Embodiment(s) of the present disclosure can also be realized by a computer of a system or apparatus that reads out and executes computer executable instructions (e.g., one or more programs) recorded on a storage medium (which may also be referred to more fully as a ‘non-transitory computer-readable storage medium’) to perform the functions of one or more of the above-described embodiment(s) and/or that includes one or more circuits (e.g., application specific integrated circuit (ASIC)) for performing the functions of one or more of the above-described embodiment(s), and by a method performed by the computer of the system or apparatus by, for example, reading out and executing the computer executable instructions from the storage medium to perform the functions of one or more of the above-described embodiment(s) and/or controlling the one or more circuits to perform the functions of one or more of the above-described embodiment(s). The computer may comprise one or more processors (e.g., central processing unit (CPU), micro processing unit (MPU)) and may include a network of separate computers or separate processors to read out and execute the computer executable instructions. The computer executable instructions may be provided to the computer, for example, from a network or the storage medium. The storage medium may include, for example, one or more of a hard disk, a random-access memory (RAM), a read only memory (ROM), a storage of distributed computing systems, an optical disk (such as a compact disc (CD), digital versatile disc (DVD), or Blu-ray Disc (BD)™), a flash memory device, a memory card, and the like.

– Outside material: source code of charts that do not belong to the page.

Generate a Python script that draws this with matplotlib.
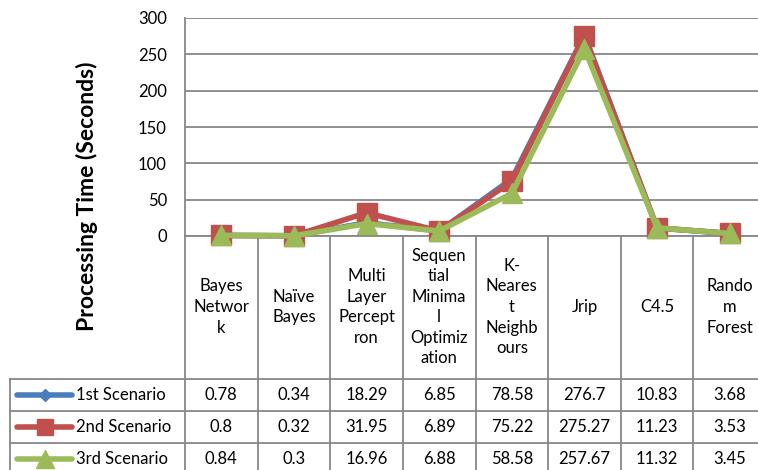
import matplotlib
matplotlib.use("Agg")
import matplotlib.pyplot as plt
import matplotlib.transforms as mtransforms
from matplotlib.lines import Line2D

# ---- data ----
categories = ["Bayes\nNetwor\nk", "Naïve\nBayes", "Multi\nLayer\nPercept\nron",
              "Sequen\ntial\nMinima\nl\nOptimiz\nation", "K-\nNeares\nt\nNeighb\nours",
              "Jrip", "C4.5", "Rando\nm\nForest"]
series_names = ["1st Scenario", "2nd Scenario", "3rd Scenario"]
scenario1 = [0.78, 0.34, 18.29, 6.85, 78.58, 276.7, 10.83, 3.68]
scenario2 = [0.8, 0.32, 31.95, 6.89, 75.22, 275.27, 11.23, 3.53]
scenario3 = [0.84, 0.3, 16.96, 6.88, 58.58, 257.67, 11.32, 3.45]
yticks = [0, 50, 100, 150, 200, 250, 300]

colors = ["#4A7EBB", "#C0504D", "#9BBB59"]
markers = ["D", "s", "^"]
msizes = [7, 14, 15]
key_msizes = [6, 12, 13]
grid_col = "#878787"

plt.rcParams["font.family"] = ["Lato", "DejaVu Sans"]

W, H = 758, 470
fig = plt.figure(figsize=(W / 100, H / 100), dpi=100)


def fx(x):
    return x / W


def fy(y):
    return 1 - y / H


# plot area (extends a little past the right edge of the canvas)
left_px, right_px, top_px, bot_px = 185, 766, 18, 236
ax = fig.add_axes([fx(left_px), fy(bot_px), fx(right_px - left_px), (bot_px - top_px) / H])
n = len(categories)
xs = list(range(n))
ax.set_xlim(-0.5, n - 0.5)
ax.set_ylim(0, 300)
ax.set_yticks(yticks)
ax.set_yticklabels([str(t) for t in yticks], fontsize=12)
ax.tick_params(axis="y", length=0, pad=13)
ax.set_xticks([])
for s in ["top", "right"]:
    ax.spines[s].set_visible(False)
for s in ["left", "bottom"]:
    ax.spines[s].set_color(grid_col)
    ax.spines[s].set_linewidth(1.3)
ax.yaxis.grid(True, color=grid_col, linewidth=1.3)
ax.set_axisbelow(True)

all_series = [scenario1, scenario2, scenario3]
for vals, c, m, ms in zip(all_series, colors, markers, msizes):
    ax.plot(xs, vals, color=c, linewidth=4, marker=m, markersize=ms,
            markerfacecolor=c, markeredgecolor=c, clip_on=False, zorder=3)

ax.set_ylabel("Processing Time (Seconds)", fontsize=16.5, fontweight="bold")
ax.yaxis.set_label_coords(fx(98), fy(196), transform=fig.transFigure)

# ---- data table below the plot ----
blend = mtransforms.blended_transform_factory(ax.transData, fig.transFigure)
row_tops = [379, 411, 443]
row_h = 32
table_bottom = 475

# vertical separators between categories
for k in range(0, n + 1):
    ax.add_line(Line2D([k - 0.5, k - 0.5], [fy(bot_px), fy(table_bottom)], transform=blend,
                       color=grid_col, linewidth=1.3, clip_on=False))

# horizontal row lines and left border
for y in row_tops:
    fig.add_artist(Line2D([fx(10), fx(W + 10)], [fy(y), fy(y)], transform=fig.transFigure,
                          color=grid_col, linewidth=1.3))
fig.add_artist(Line2D([fx(10), fx(10)], [fy(row_tops[0]), fy(table_bottom)],
                      transform=fig.transFigure, color=grid_col, linewidth=1.3))

# category headers
for x, lab in zip(xs, categories):
    ax.text(x, fy(307), lab, transform=blend, ha="center", va="center",
            fontsize=12, linespacing=1.35, clip_on=False)

# rows: legend key, name and values
for r, (name, vals, c, m, ms) in enumerate(zip(series_names, all_series, colors, markers, key_msizes)):
    yc = row_tops[r] + row_h / 2
    fig.add_artist(Line2D([fx(17), fx(72)], [fy(yc), fy(yc)], transform=fig.transFigure,
                          color=c, linewidth=4, solid_capstyle="round"))
    fig.add_artist(Line2D([fx(44.5)], [fy(yc)], transform=fig.transFigure, color=c,
                          marker=m, markersize=ms, markerfacecolor=c, markeredgecolor=c))
    fig.text(fx(76), fy(yc), name, ha="left", va="center", fontsize=12)
    for x, v in zip(xs, vals):
        ax.text(x, fy(yc), f"{v:g}", transform=blend, ha="center", va="center",
                fontsize=12, clip_on=False)

fig.savefig("out.png", dpi=100)
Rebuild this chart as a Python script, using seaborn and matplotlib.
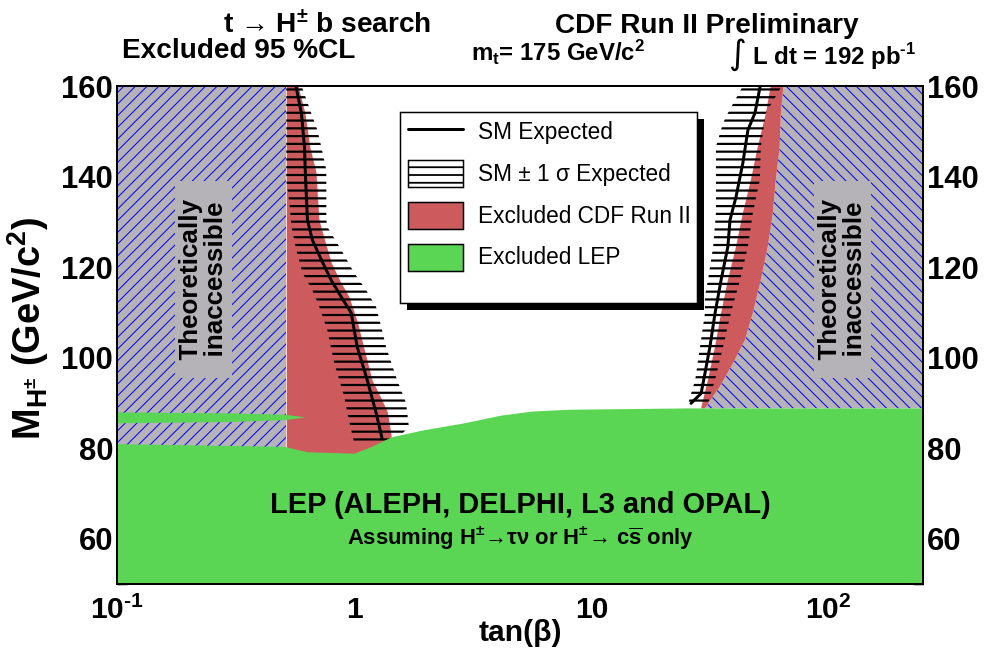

While the present disclosure has been described with reference to embodiments, it is to be understood that the present disclosure is not limited to the disclosed embodiments. The scope of the following claims is to be accorded the broadest interpretation so as to encompass all such modifications and equivalent structures and functions.

This application claims the benefit of Japanese Patent Application No. 2024-193615, filed Nov. 5, 2024, which is hereby incorporated by reference herein in its entirety.